It makes sense to me...

I'm like this, but it's because I seriously do not give a flying fuck about anybody.

I mean it's like if I had to spend time with a girlfriend I'd just be thinking that I know more than her, and that a girl in my life constantly would have absolutely nothing of any significance to the way in which I think or feel.

Don't get me wrong, I'd fucking love sex on tap. I'd love to instead of watching porn with my dick in my hand, to put it in a beautiful girls arse every night.

But nope, I don't do that because I don't care. I work in sales and I think my mentality has slowly become shaped that way. People don't mean shit to me. I am all that matters and my money in the bank. Even my money in the bank isn't as much as a lot of people here, probably.

But alas, I am an uneducated male in my mid twenties who is slightly overweight - which probably makes things harder and women physically probably aren't attracted to me.
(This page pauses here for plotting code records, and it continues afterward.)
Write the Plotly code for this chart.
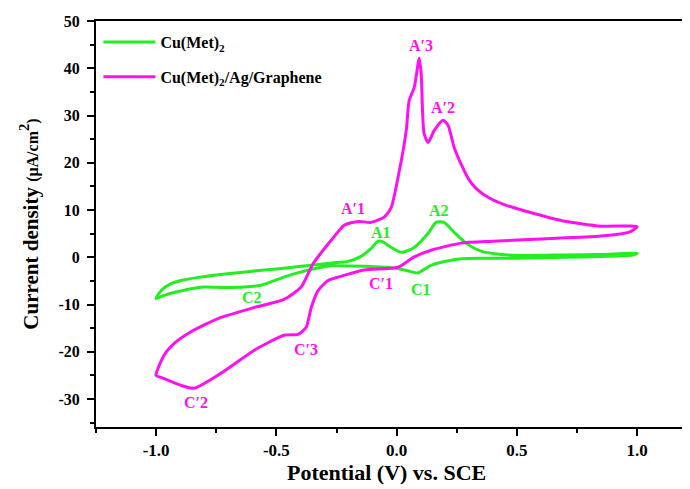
import plotly.graph_objects as go

# ---- data ----
green_x = [-1.0, -0.979, -0.94, -0.896, -0.83, -0.759, -0.65, -0.551, -0.45, -0.343, -0.25, -0.202,
           -0.148, -0.106, -0.077, -0.055, -0.035, 0.019, 0.073, 0.131, 0.164, 0.197, 0.239, 0.289,
           0.351, 0.435, 0.55, 0.7, 0.85, 1.0,
           0.98, 0.85, 0.7, 0.5, 0.35, 0.27, 0.2, 0.143, 0.088, 0.05, 0.0, -0.135, -0.27, -0.343,
           -0.42, -0.48, -0.563, -0.634, -0.72, -0.8, -0.87, -0.938, -0.975, -1.0]
green_y = [-8.7, -7.0, -5.6, -4.9, -4.3, -3.8, -3.2, -2.7, -2.2, -1.6, -1.1, -0.85,
           0.2, 1.9, 3.4, 3.2, 2.5, 1.06, 2.1, 5.1, 7.4, 7.4, 5.3, 3.0,
           1.3, 0.6, 0.4, 0.5, 0.6, 0.85,
           0.5, 0.2, 0.0, -0.2, -0.2, -0.3, -0.9, -1.7, -3.3, -2.9, -2.3, -1.9, -1.8, -2.4,
           -3.4, -4.4, -5.9, -6.3, -6.4, -6.3, -6.8, -7.6, -8.2, -8.7]

magenta_x = [-1.0, -0.967, -0.92, -0.867, -0.8, -0.73, -0.59, -0.468, -0.397, -0.347, -0.272, -0.218,
             -0.16, -0.106, -0.052, -0.023, 0.01, 0.04, 0.052, 0.073, 0.094, 0.102, 0.114, 0.131,
             0.156, 0.193, 0.214, 0.239, 0.27, 0.3, 0.33, 0.38, 0.45, 0.52, 0.684, 0.85, 1.0,
             0.97, 0.85, 0.6, 0.4, 0.268, 0.143, 0.07, 0.006, -0.135, -0.243, -0.285, -0.326,
             -0.355, -0.376, -0.41, -0.468, -0.593, -0.73, -0.842, -0.896, -0.98, -1.0]
magenta_y = [-25.0, -20.7, -18.0, -16.1, -14.3, -12.7, -10.6, -8.9, -6.3, -1.3, 3.6, 6.8,
             7.6, 7.4, 8.5, 10.5, 18.0, 26.8, 33.2, 35.9, 42.1, 38.9, 26.2, 24.3,
             26.8, 29.0, 27.9, 23.3, 19.5, 16.5, 14.6, 12.7, 11.1, 10.0, 7.8, 6.6, 6.5,
             5.4, 4.5, 3.9, 3.4, 3.0, 1.5, 0.0, -2.1, -2.7, -4.2, -4.9, -7.0,
             -10.6, -14.8, -16.3, -16.5, -19.7, -24.5, -27.7, -27.1, -25.4, -25.0]

series_names = ["Cu(Met)<sub>2</sub>", "Cu(Met)<sub>2</sub>/Ag/Graphene"]
series_colors = ["#22EE22", "#FF10F0"]

peak_labels = ["A′3", "A′2", "A′1", "A1", "A2", "C′1", "C1", "C2", "C′3", "C′2"]
peak_x = [0.102, 0.193, -0.18, -0.065, 0.177, -0.064, 0.10, -0.60, -0.376, -0.834]
peak_y = [44.8, 31.7, 10.4, 5.3, 9.9, -5.5, -6.8, -8.5, -19.5, -30.7]
peak_series = [1, 1, 1, 0, 0, 1, 0, 0, 1, 1]

x_tickvals = [-1.0, -0.5, 0.0, 0.5, 1.0]
x_ticktext = ["-1.0", "-0.5", "0.0", "0.5", "1.0"]
y_tickvals = [-30, -20, -10, 0, 10, 20, 30, 40, 50]
y_ticktext = ["-30", "-20", "-10", "0", "10", "20", "30", "40", "50"]

x_title = "Potential (V) vs. SCE"
y_title = "Current density <span style='font-size:16px'>(μA/cm</span><sup>2</sup><span style='font-size:16px'>)</span>"

FONT = "Liberation Serif"

fig = go.Figure()
for i, (xs, ys) in enumerate([(green_x, green_y), (magenta_x, magenta_y)]):
    fig.add_trace(go.Scatter(
        x=xs, y=ys, mode="lines", name=series_names[i],
        line=dict(color=series_colors[i], width=3, shape="spline", smoothing=0.6),
        legendgroup=str(i),
    ))

for lab, px, py, s in zip(peak_labels, peak_x, peak_y, peak_series):
    fig.add_annotation(x=px, y=py, text=lab, showarrow=False,
                       font=dict(family=FONT, size=16, color=series_colors[s], weight="bold"))

# x-axis title (slightly left of the plot-area centre, as in the reference)
fig.add_annotation(xref="paper", yref="paper", x=0.482, y=0, xanchor="center", yanchor="top",
                   yshift=-31, text=x_title, showarrow=False,
                   font=dict(family=FONT, size=22, color="black", weight="bold"))

fig.update_layout(
    width=690, height=481,
    margin=dict(l=88, r=0, t=13, b=62),
    plot_bgcolor="white", paper_bgcolor="white",
    showlegend=True,
    legend=dict(x=0.004, y=0.99, xanchor="left", yanchor="top",
                bgcolor="rgba(0,0,0,0)", traceorder="grouped", tracegroupgap=11,
                font=dict(family=FONT, size=16, color="black", weight="bold"),
                itemwidth=52),
    xaxis=dict(range=[-1.25, 1.253], showgrid=False, zeroline=False, automargin=False,
               showline=True, linecolor="black", linewidth=2, mirror=True,
               ticks="outside", ticklen=7, tickwidth=2, tickcolor="black",
               tickvals=x_tickvals, ticktext=x_ticktext,
               minor=dict(dtick=0.25, tick0=0, ticks="outside", ticklen=4, tickwidth=2, tickcolor="black"),
               tickfont=dict(family=FONT, size=17, color="black", weight="bold")),
    yaxis=dict(range=[-35.9, 50], showgrid=False, zeroline=False, automargin=False,
               showline=True, linecolor="black", linewidth=2, mirror=False,
               ticks="outside", ticklen=7, tickwidth=2, tickcolor="black",
               tickvals=y_tickvals, ticktext=y_ticktext, ticklabelstandoff=4,
               minor=dict(dtick=5, tick0=0, ticks="outside", ticklen=4, tickwidth=2, tickcolor="black"),
               tickfont=dict(family=FONT, size=16, color="black", weight="bold"),
               title=dict(text=y_title, standoff=14,
                          font=dict(family=FONT, size=21, color="black", weight="bold"))),
)

fig.write_html("out.html")
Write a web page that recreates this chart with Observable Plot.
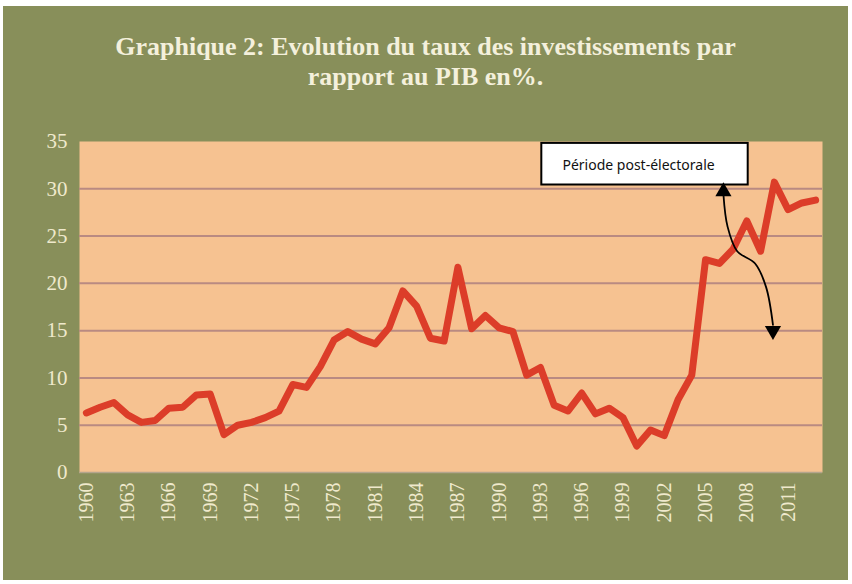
<!DOCTYPE html>
<html>
<head>
<meta charset="utf-8">
<script src="https://cdn.jsdelivr.net/npm/d3@7"></script>
<script src="https://cdn.jsdelivr.net/npm/@observablehq/plot@0.6"></script>
<style>
  html, body { margin: 0; padding: 0; background: #ffffff; }
  #frame { position: absolute; left: 3px; top: 6px; width: 845px; height: 574px; background: #888f5a; overflow: hidden; }
  #title { position: absolute; left: 0; top: 26px; width: 100%; text-align: center; color: #f4f0dc;
           font-family: "Liberation Serif", "DejaVu Serif", serif; font-weight: bold; font-size: 26px; line-height: 30px; }
  #chart { position: absolute; left: 0; top: 94px; }
</style>
</head>
<body>
<div id="frame">
  <div id="title">Graphique 2: Evolution du taux des investissements par<br>rapport au PIB en%.</div>
  <div id="chart"></div>
</div>
<script>
const years = d3.range(1960, 2014);
const rates = [
  6.3, 6.9, 7.4, 6.1, 5.3, 5.5, 6.8, 6.9, 8.2, 8.3,
  4.0, 5.0, 5.3, 5.8, 6.5, 9.3, 9.0, 11.2, 14.0, 14.9,
  14.1, 13.6, 15.3, 19.2, 17.6, 14.2, 13.9, 21.7, 15.2, 16.6,
  15.3, 14.9, 10.3, 11.1, 7.1, 6.5, 8.4, 6.2, 6.8, 5.8,
  2.8, 4.5, 3.9, 7.7, 10.3, 22.5, 22.1, 23.6, 26.6, 23.4,
  30.7, 27.8, 28.5, 28.8
];
const xTicks = d3.range(1960, 2012, 3);
const yTicks = [0, 5, 10, 15, 20, 25, 30, 35];
const gridValues = [5, 10, 15, 20, 25, 30];

// annotation (in data units: year, percent)
const noteLabel = "Période post-électorale";
const noteBox = [{x1: 1993.1, x2: 2008.1, y1: 30.4, y2: 34.8}];
const noteTextPos = [{x: 1994.6, y: 32.5}];
const arrowPath = [
  {x: 2006.3, y: 29.4}, {x: 2006.6, y: 26.0}, {x: 2007.3, y: 23.4},
  {x: 2008.6, y: 22.1}, {x: 2009.4, y: 19.6}, {x: 2009.9, y: 15.6}
];
const arrowHeads = [{x: 2006.3, y: 29.7, rot: 0}, {x: 2009.9, y: 15.0, rot: 180}];

const data = years.map((y, i) => ({year: y, rate: rates[i]}));

const chart = Plot.plot({
  width: 845,
  height: 480,
  marginLeft: 76,
  marginRight: 26,
  marginTop: 41,
  marginBottom: 108,
  style: {background: "transparent", fontFamily: "Liberation Serif, DejaVu Serif, serif", color: "#efe9cc"},
  x: {domain: [1959.5, 2013.5], ticks: xTicks, tickFormat: d => String(d), tickRotate: -90, tickSize: 0, tickPadding: 10, label: null},
  y: {domain: [0, 35], ticks: yTicks, tickSize: 0, tickPadding: 12, label: null},
  marks: [
    Plot.frame({fill: "#f6c291", stroke: null}),
    Plot.ruleY(gridValues, {stroke: "#b98a82", strokeWidth: 2}),
    Plot.ruleY([0], {stroke: "#b4a58c", strokeWidth: 1.5}),
    Plot.axisY({ticks: yTicks, tickSize: 0, tickPadding: 12, fontSize: 21, fill: "#efe9cc"}),
    Plot.axisX({ticks: xTicks, tickFormat: d => String(d), tickRotate: -90, tickSize: 0, tickPadding: 10, fontSize: 20, fill: "#efe9cc"}),
    Plot.line(data, {x: "year", y: "rate", stroke: "#dc3d29", strokeWidth: 7, strokeLinejoin: "round", strokeLinecap: "round"}),
    Plot.rect(noteBox, {x1: "x1", x2: "x2", y1: "y1", y2: "y2", fill: "white", stroke: "black", strokeWidth: 2}),
    Plot.text(noteTextPos, {x: "x", y: "y", text: () => noteLabel, textAnchor: "start", fontFamily: "Noto Sans, Open Sans, sans-serif", fontSize: 14, fill: "#111"}),
    Plot.line(arrowPath, {x: "x", y: "y", curve: "catmull-rom", stroke: "black", strokeWidth: 1.8}),
    Plot.dot(arrowHeads, {x: "x", y: "y", symbol: "triangle", r: 6, fill: "black", stroke: null, rotate: "rot"})
  ]
});
document.getElementById("chart").appendChild(chart);
</script>
</body>
</html>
So all I care about is selling the product I sell for the company I sell for and increasing the money I make. I'll even be made redundant soon as the business I'm working for is about to close.

Some things are just shit. As much as I hate to admit this, I depend on people. We all depend on people. I depend on the soft cunt who works in a factory and produced this bottle of vodka I'm currently drinking. I depend on the Chinese guy who works for fuck all so those decent mods go on fasttech for a decent price. I just don't give a fuck for any of these people.

I'll probably end up dying alone. This image sums up why. It's the fact that I enjoy my own company and feel as though nobody else mentally comes close to the way I see the world. I want to and will make my first million. I see nothing but idiots with money in their pockets, and I need to find a way in which that that little bit of extra fun money or money they don't care about enters my bank account.

A girl in my life would be nice, as a 'fuck buddy' type thing where we just get what we need as humans, sexual intercourse. But I don't give a fuck about what she thinks about her life or my life, and honestly I don't want her to be drunk at 3am knocking on my door like 'I just want to see you'. I hate that shit.

I sound like a complete fucking knob head, but I'm a nice guy. I'm nice because I have to be. If we're put in the same place within distance of eachother for any length of time, I'll talk to you because you're there. I'm the type of 'constantly on the go' type of person, so don't get me wrong I do listen to and understand other people. I just think I'm better than them. I've always done a job - any job and I've had a lot of jobs and can confidentially say I've been the best in the building at these jobs.

I just don't care enough about other people to want to go out of my way for them when there's nothing in it for me.